7.3       The User acknowledges that the Software is only designed to be compatible with Microsoft Dynamics 365 for finance and operations and the Licensor does not warrant or represent that the Software will be compatible with any other software.

  1. Limitations and exclusions of liability

8.1       The Licensor will not be liable to the User in respect of:

(a)       any losses arising out of a Force Majeure;

(b)       any loss of profits or anticipated savings;

(c)        any loss of revenue or income;

(d)       any loss of business, contracts or opportunities;

(e)       any loss or corruption of any data, database or software;

(f)        any special, indirect or consequential loss or damage;

8.2       The liability of the Licensor to the User under this Agreement in respect of any event or series of related events shall not exceed the greater of the total amount paid by the User to the Licensor for the Software.

  1. Termination and effects of termination

9.1       Either party may terminate this Agreement immediately by giving written notice of termination to the other party if the other party commits any breach of this Agreement and the breach is not remediable.

9.2       If this Agreement shall terminate upon the Clause 3.3, the User must immediately cease to use the Software upon the termination of this Agreement and irrevocably delete from all computer systems in its possession.

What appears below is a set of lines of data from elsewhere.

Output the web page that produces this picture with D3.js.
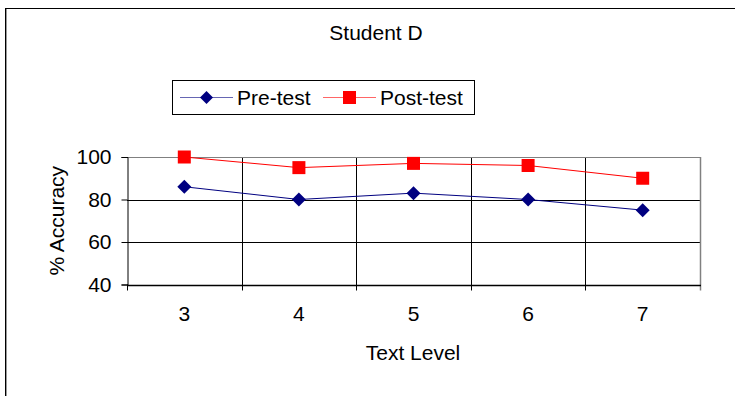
<!DOCTYPE html>
<html>
<head>
<meta charset="utf-8">
<script src="https://cdn.jsdelivr.net/npm/d3@7/dist/d3.min.js"></script>
<style>
  html, body { margin: 0; padding: 0; background: #fff; }
  svg { display: block; font-family: "Liberation Sans", Arial, sans-serif; }
</style>
</head>
<body>
<svg id="chart" width="735" height="396"></svg>
<script>
// Chart data
const title = "Student D";
const categories = ["3", "4", "5", "6", "7"];
const preTest = [86, 80, 83, 80, 75];
const postTest = [100, 95, 97, 96, 90];
const yTicks = [40, 60, 80, 100];
const seriesNames = ["Pre-test", "Post-test"];

const FS = 21;
const svg = d3.select("#chart");

// Outer chart frame (only the top and left edges fall inside the view)
svg.append("rect")
  .attr("x", 5.5).attr("y", 8.5)
  .attr("width", 740).attr("height", 400)
  .attr("fill", "none").attr("stroke", "#000").attr("stroke-width", 1);
svg.append("line")
  .attr("x1", 6.5).attr("x2", 6.5).attr("y1", 9).attr("y2", 396)
  .attr("stroke", "#999").attr("stroke-width", 1);

// Plot area
const plot = { left: 127, right: 700, top: 157, bottom: 284.5 };

const x = d3.scaleBand().domain(categories).range([plot.left, plot.right]);
const y = d3.scaleLinear().domain([40, 100]).range([plot.bottom, plot.top]);

const g = svg.append("g");

// Horizontal gridlines
g.selectAll("line.hgrid").data(yTicks.filter(d => d > 40 && d < 100)).enter()
  .append("line").attr("class", "hgrid")
  .attr("x1", plot.left).attr("x2", plot.right)
  .attr("y1", d => Math.round(y(d)) + 0.5).attr("y2", d => Math.round(y(d)) + 0.5)
  .attr("stroke", "#000").attr("stroke-width", 1);

// Vertical gridlines at category boundaries
const boundaries = categories.slice(1).map(c => x(c));
g.selectAll("line.vgrid").data(boundaries).enter()
  .append("line").attr("class", "vgrid")
  .attr("x1", d => Math.round(d) + 0.5).attr("x2", d => Math.round(d) + 0.5)
  .attr("y1", plot.top).attr("y2", plot.bottom + 6)
  .attr("stroke", "#000").attr("stroke-width", 1);

// Plot area border (top and right in grey)
g.append("line")
  .attr("x1", plot.left).attr("x2", plot.right + 0.5)
  .attr("y1", plot.top + 0.5).attr("y2", plot.top + 0.5)
  .attr("stroke", "#808080").attr("stroke-width", 1);
g.append("line")
  .attr("x1", plot.right + 0.5).attr("x2", plot.right + 0.5)
  .attr("y1", plot.top).attr("y2", plot.bottom + 6)
  .attr("stroke", "#808080").attr("stroke-width", 1.5);

// Y axis
const yAxis = d3.axisLeft(y).tickValues(yTicks).tickSize(6).tickPadding(10);
const yg = svg.append("g")
  .attr("transform", `translate(${plot.left + 0.5},0)`)
  .call(yAxis);
yg.select(".domain").attr("stroke", "#000");
yg.selectAll(".tick line").attr("stroke", "#000");
yg.selectAll(".tick text")
  .attr("font-size", FS).attr("fill", "#000")
  .attr("font-family", "Liberation Sans, Arial, sans-serif");

// X axis (line along bottom, ticks at category boundaries)
const xg = svg.append("g");
xg.append("line")
  .attr("x1", plot.left).attr("x2", plot.right + 1)
  .attr("y1", Math.round(plot.bottom) + 0.5).attr("y2", Math.round(plot.bottom) + 0.5)
  .attr("stroke", "#000").attr("stroke-width", 1.5);
xg.append("line")
  .attr("x1", plot.left + 0.5).attr("x2", plot.left + 0.5)
  .attr("y1", plot.bottom).attr("y2", plot.bottom + 6)
  .attr("stroke", "#000");
xg.selectAll("text").data(categories).enter()
  .append("text")
  .attr("x", d => x(d) + x.bandwidth() / 2)
  .attr("y", 321)
  .attr("text-anchor", "middle")
  .attr("font-size", FS)
  .text(d => d);

// Axis titles
svg.append("text")
  .attr("x", 413).attr("y", 360)
  .attr("text-anchor", "middle").attr("font-size", FS)
  .text("Text Level");
svg.append("text")
  .attr("transform", `translate(64,${(plot.top + plot.bottom) / 2}) rotate(-90)`)
  .attr("text-anchor", "middle").attr("font-size", FS)
  .text("% Accuracy");

// Chart title
svg.append("text")
  .attr("x", 376).attr("y", 40)
  .attr("text-anchor", "middle").attr("font-size", FS)
  .text(title);

// Series
const cx = c => x(c) + x.bandwidth() / 2;
const line = d3.line().x(d => cx(d.c)).y(d => y(d.v));

const preData = categories.map((c, i) => ({ c, v: preTest[i] }));
const postData = categories.map((c, i) => ({ c, v: postTest[i] }));

svg.append("path").datum(preData)
  .attr("d", line).attr("fill", "none")
  .attr("stroke", "#000080").attr("stroke-width", 1);
svg.append("path").datum(postData)
  .attr("d", line).attr("fill", "none")
  .attr("stroke", "#ff0000").attr("stroke-width", 1);

const diamond = (r) => `M0,${-r}L${r},0L0,${r}L${-r},0Z`;

svg.selectAll("path.pre").data(preData).enter()
  .append("path").attr("class", "pre")
  .attr("transform", d => `translate(${cx(d.c)},${y(d.v)})`)
  .attr("d", diamond(7))
  .attr("fill", "#000080");

svg.selectAll("rect.post").data(postData).enter()
  .append("rect").attr("class", "post")
  .attr("x", d => cx(d.c) - 6.5).attr("y", d => y(d.v) - 6.5)
  .attr("width", 13).attr("height", 13)
  .attr("fill", "#ff0000");

// Legend
const lg = svg.append("g");
lg.append("rect")
  .attr("x", 172.5).attr("y", 80.5).attr("width", 302).attr("height", 34)
  .attr("fill", "#fff").attr("stroke", "#000").attr("stroke-width", 1);

const legendItems = [
  { name: seriesNames[0], color: "#000080", x0: 180, shape: "diamond" },
  { name: seriesNames[1], color: "#ff0000", x0: 323, shape: "square" }
];
const ly = 97.5;
legendItems.forEach(it => {
  lg.append("line")
    .attr("x1", it.x0).attr("x2", it.x0 + 53)
    .attr("y1", ly).attr("y2", ly)
    .attr("stroke", it.color).attr("stroke-width", 1).attr("stroke-opacity", 0.6);
  const mx = it.x0 + 26.5;
  if (it.shape === "diamond") {
    lg.append("path")
      .attr("transform", `translate(${mx},${ly})`)
      .attr("d", diamond(6.5)).attr("fill", it.color);
  } else {
    lg.append("rect")
      .attr("x", mx - 6.5).attr("y", ly - 6.5).attr("width", 13).attr("height", 13)
      .attr("fill", it.color);
  }
  lg.append("text")
    .attr("x", it.x0 + 57).attr("y", ly + 7.5)
    .attr("font-size", FS)
    .text(it.name);
});
</script>
</body>
</html>
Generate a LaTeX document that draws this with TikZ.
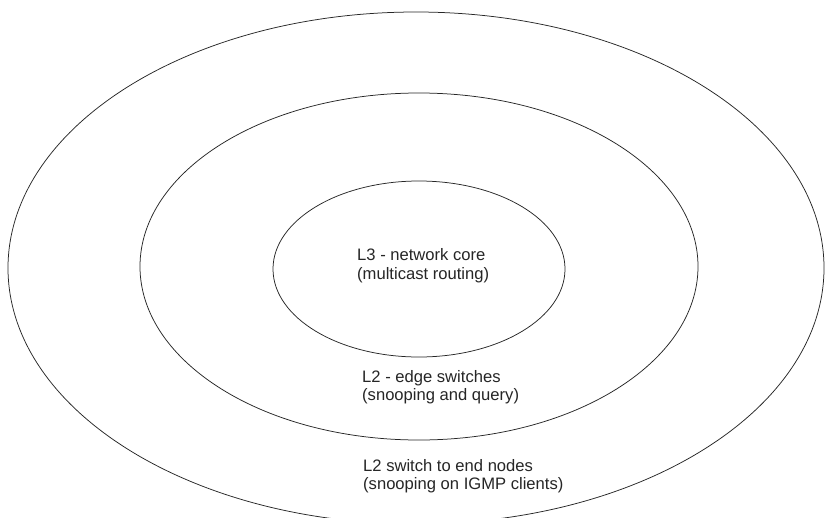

9.3      Upon the termination of this Agreement, all of the provisions of this Agreement shall cease to have effect.

  1. General

10.1     If any provision of this Agreement is determined by any court or other competent authority to be unlawful and/or unenforceable, the other provisions of this Agreement will continue in effect. If any unlawful and/or unenforceable provision would be lawful or enforceable if part of it were deleted, that part will be deemed to be deleted, and the rest of the provision will continue in effect (unless that would contradict the clear intention of the parties, in which case the entirety of the relevant provision will be deemed to be deleted).

10.2     This Agreement may not be varied except by a written document signed by or on behalf of each of the parties.

10.3     This Agreement shall be governed by and construed in accordance with Lithuanian law.

10.4     The courts of Lithuania shall have exclusive jurisdiction to adjudicate any dispute arising under or in connection with this Agreement.